Is there any way to specify/select that a particular rule should be used, if I know of all the input files ahead of time? In other words, is there a way to express rule precedence based on the number of inputs to a rule?
def _all_files_for_the_sample(wildcards):
# lookup all known files and return list
# of files matching wildcards.sample
...
# these two rules effectively have the same structure.
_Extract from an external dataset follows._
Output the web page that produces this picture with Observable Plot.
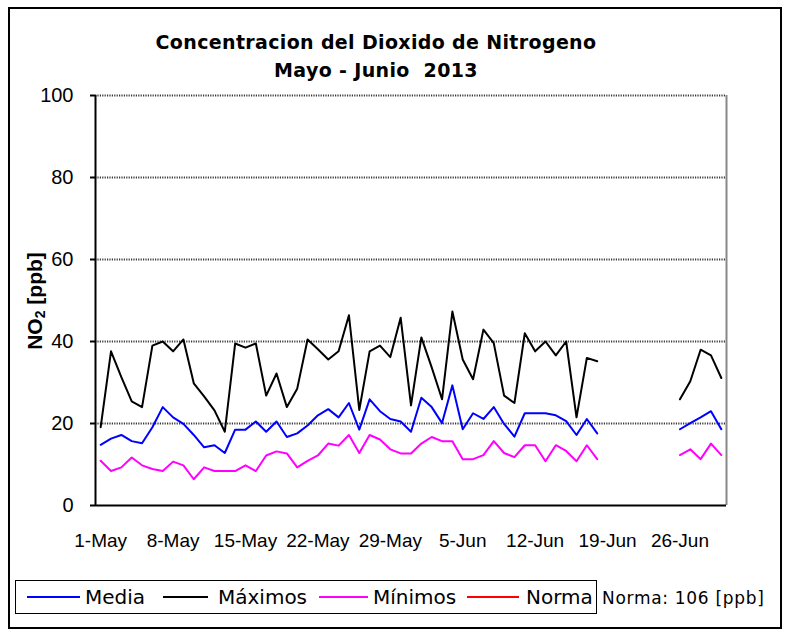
<!DOCTYPE html>
<html>
<head>
<meta charset="utf-8">
<script src="https://cdn.jsdelivr.net/npm/d3@7"></script>
<script src="https://cdn.jsdelivr.net/npm/@observablehq/plot@0.6"></script>
<style>
  html, body { margin: 0; padding: 0; background: #fff; }
  #page { position: relative; width: 785px; height: 635px; overflow: hidden; }
  #frame { position: absolute; left: 8px; top: 7px; width: 774px; height: 622px; border: 2px solid #000; box-sizing: border-box; }
  #title { position: absolute; left: 0; width: 752px; top: 28px; text-align: center; font-family: "DejaVu Sans", sans-serif; font-weight: bold; font-size: 19px; line-height: 28px; letter-spacing: 0.35px; color: #000; white-space: pre; }
  #chart { position: absolute; left: 0; top: 0; }
  #ylabel { position: absolute; left: 35px; top: 301px; transform: translate(-50%, -50%) rotate(-90deg); font-family: "Liberation Sans", Arial, sans-serif; font-weight: bold; font-size: 21px; white-space: nowrap; }
  #ylabel sub { font-size: 14px; vertical-align: -3px; }
  #legendbox { position: absolute; left: 15px; top: 580px; width: 582px; height: 34px; border: 1.5px solid #000; box-sizing: border-box; }
  .sw { position: absolute; height: 2px; top: 596px; }
  .lt { position: absolute; top: 585px; font-family: "DejaVu Sans", sans-serif; font-size: 20px; line-height: 24px; white-space: nowrap; color: #000; }
  #norma { position: absolute; left: 602px; top: 588px; font-family: "DejaVu Sans", sans-serif; font-size: 17px; line-height: 20px; letter-spacing: 0.7px; white-space: pre; }
</style>
</head>
<body>
<div id="page">
  <div id="frame"></div>
  <div id="title"></div>
  <div id="chart"></div>
  <div id="ylabel">NO<sub>2</sub> [ppb]</div>
  <div id="legendbox"></div>
  <div id="legend"></div>
  <div id="norma"></div>
</div>
<script>
// ---- data ----
const titleLines = ["Concentracion del Dioxido de Nitrogeno", "Mayo - Junio  2013"];
const seriesNames = ["Media", "Máximos", "Mínimos", "Norma"];
const seriesColors = ["#0000FF", "#000000", "#FF00FF", "#FF0000"];
const normaValue = 106;
const normaText = "Norma: 106 [ppb]";
const yTicks = [0, 20, 40, 60, 80, 100];
const xTickLabels = ["1-May", "8-May", "15-May", "22-May", "29-May", "5-Jun", "12-Jun", "19-Jun", "26-Jun"];
const xTickDates = ["2013-05-01", "2013-05-08", "2013-05-15", "2013-05-22", "2013-05-29", "2013-06-05", "2013-06-12", "2013-06-19", "2013-06-26"];
const firstDay = "2013-05-01";
const lastDay = "2013-06-30";

const media = [14.8, 16.3, 17.2, 15.7, 15.2, 19.1, 24.0, 21.5, 19.9, 17.2,
  14.2, 14.7, 12.8, 18.5, 18.5, 20.5, 18.0, 20.5, 16.7, 17.6,
  19.5, 22.0, 23.5, 21.5, 25.0, 18.5, 25.9, 23.0, 21.1, 20.5,
  18.0, 26.3, 24.0, 20.1, 29.3, 18.6, 22.5, 21.1, 24.0, 19.9,
  16.8, 22.5, 22.5, 22.5, 22.0, 20.6, 17.2, 21.1, 17.6,
  null, null, null, null, null, null, null,
  18.6, 20.1, 21.5, 23.0, 18.6];
const maximos = [19.1, 37.6, 31.3, 25.4, 24.0, 39.0, 40.0, 37.6, 40.5, 29.8,
  26.6, 23.2, 18.0, 39.5, 38.5, 39.5, 26.8, 32.2, 24.0, 28.5,
  40.5, 38.1, 35.6, 37.6, 46.4, 23.3, 37.6, 39.0, 36.2, 45.8,
  24.4, 41.0, 33.7, 25.9, 47.3, 35.6, 30.8, 42.9, 39.6, 26.8,
  25.0, 42.0, 37.6, 40.0, 36.6, 40.0, 21.5, 36.0, 35.2,
  null, null, null, null, null, null, null,
  25.9, 30.3, 38.0, 36.6, 31.1];
const minimos = [10.9, 8.4, 9.3, 11.7, 9.8, 8.9, 8.4, 10.7, 9.8, 6.4,
  9.3, 8.4, 8.4, 8.4, 9.8, 8.4, 12.2, 13.2, 12.7, 9.3,
  10.9, 12.2, 15.1, 14.6, 17.2, 12.8, 17.2, 16.1, 13.7, 12.7,
  12.7, 15.1, 16.7, 15.7, 15.7, 11.3, 11.3, 12.3, 15.7, 12.8,
  11.8, 14.7, 14.7, 10.8, 14.7, 13.3, 10.8, 14.7, 11.3,
  null, null, null, null, null, null, null,
  12.3, 13.7, 11.3, 15.1, 12.3];

// ---- build ----
const parse = d3.utcParse("%Y-%m-%d");
const d0 = parse(firstDay), d1 = parse(lastDay);
const days = d3.utcDays(d0, d3.utcDay.offset(d1, 1));
const rows = (vals) => days.map((d, i) => ({date: d, value: vals[i] == null ? NaN : vals[i]}));
const xDomain = [d3.utcHour.offset(d0, -12), d3.utcHour.offset(d1, 12)];
const tickDates = xTickDates.map(parse);
const tickLabelOf = new Map(tickDates.map((d, i) => [+d, xTickLabels[i]]));

document.getElementById("title").textContent = titleLines.join("\n");

const axisFont = "'Liberation Sans', Arimo, Arial, sans-serif";
const chart = Plot.plot({
  width: 785,
  height: 580,
  marginLeft: 95,
  marginRight: 59,
  marginTop: 95,
  marginBottom: 75,
  style: {fontFamily: axisFont, background: "transparent", overflow: "visible", color: "#000"},
  x: {type: "utc", domain: xDomain},
  y: {domain: [0, 100]},
  marks: [
    Plot.ruleY(yTicks.filter(d => d > 0), {stroke: "#3a3a3a", strokeWidth: 1.8, strokeDasharray: "1.2,1.2"}),
    Plot.ruleX([xDomain[1]], {stroke: "#888", strokeWidth: 2}),
    Plot.ruleY([normaValue], {stroke: seriesColors[3], strokeWidth: 2, clip: true}),
    Plot.line(rows(minimos), {x: "date", y: "value", stroke: seriesColors[2], strokeWidth: 2}),
    Plot.line(rows(media), {x: "date", y: "value", stroke: seriesColors[0], strokeWidth: 2}),
    Plot.line(rows(maximos), {x: "date", y: "value", stroke: seriesColors[1], strokeWidth: 2}),
    Plot.axisY({ticks: yTicks, tickSize: 5, tickPadding: 17, fontSize: 20, fontFamily: axisFont, stroke: "#000", strokeWidth: 2, label: null}),
    Plot.axisX({ticks: tickDates, tickFormat: d => tickLabelOf.get(+d), tickSize: 0, tickPadding: 28, fontSize: 19, fontFamily: axisFont, label: null}),
    Plot.ruleY([0], {stroke: "#000", strokeWidth: 2}),
    Plot.ruleX([xDomain[0]], {stroke: "#000", strokeWidth: 2})
  ]
});
document.getElementById("chart").appendChild(chart);

// legend
const swX = [[27, 80], [163, 208], [319, 368], [467, 519]];
const txX = [85, 218, 373, 526];
const leg = document.getElementById("legend");
seriesNames.forEach((name, i) => {
  const s = document.createElement("div");
  s.className = "sw";
  s.style.left = swX[i][0] + "px";
  s.style.width = (swX[i][1] - swX[i][0]) + "px";
  s.style.background = seriesColors[i];
  leg.appendChild(s);
  const t = document.createElement("div");
  t.className = "lt";
  t.style.left = txX[i] + "px";
  t.textContent = name;
  leg.appendChild(t);
});
document.getElementById("norma").textContent = normaText;
</script>
</body>
</html>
# I am omitting the implementation
rule super_fast_local_merge:
input: _all_files_for_the_sample
output: merged_{sample}.txt
...
rule super_slow_merge:
input: _all_files_for_the_sample
output: merged_{sample}.txt
...
Now, I also have rules which perform computation on the outputs of either of the rules above. The manual mentions that when linking multiple chains of rules, it is more efficient to refer to the symbols from the rules global directly (e.g. stating rules.super_slow_merge.output
as opposed to duplicating merged_{sample}.txt
in a different rule). I was led to believe that by aliasing a particular rule's output, I would be able to influence the shape of the graph:
def _choose_merged_file(wildcards):
all_inputs = _all_files_for_the_sample(wildcards.sample)
if len(all_inputs) <= 1:
# use trivial merge
return rules.super_fast_local_merge.output
else:
# fallback to slow merge
return rules.super_slow_merge.output
rule work_on_merged_data:
input: _choose_merged_file,
output: final_result_{sample}.txt
...
If I run something like the above here, then Snakemake complains that the rules are ambiguous. Is there any way to modify the _choose_merged_file
input function to overcome this limitation? Is there a different way to alias the rule I want directly?
Note: I've managed to get something working by making each implementation return a different filename (e.g. merged_slow_{sample}.txt
and merged_trivial_{sample}.txt
), but doing so essentially taints every rule that works on merged data with tedious input functions
If anyone can provide a recipe for changing the workflow graph dynamically, that would be great.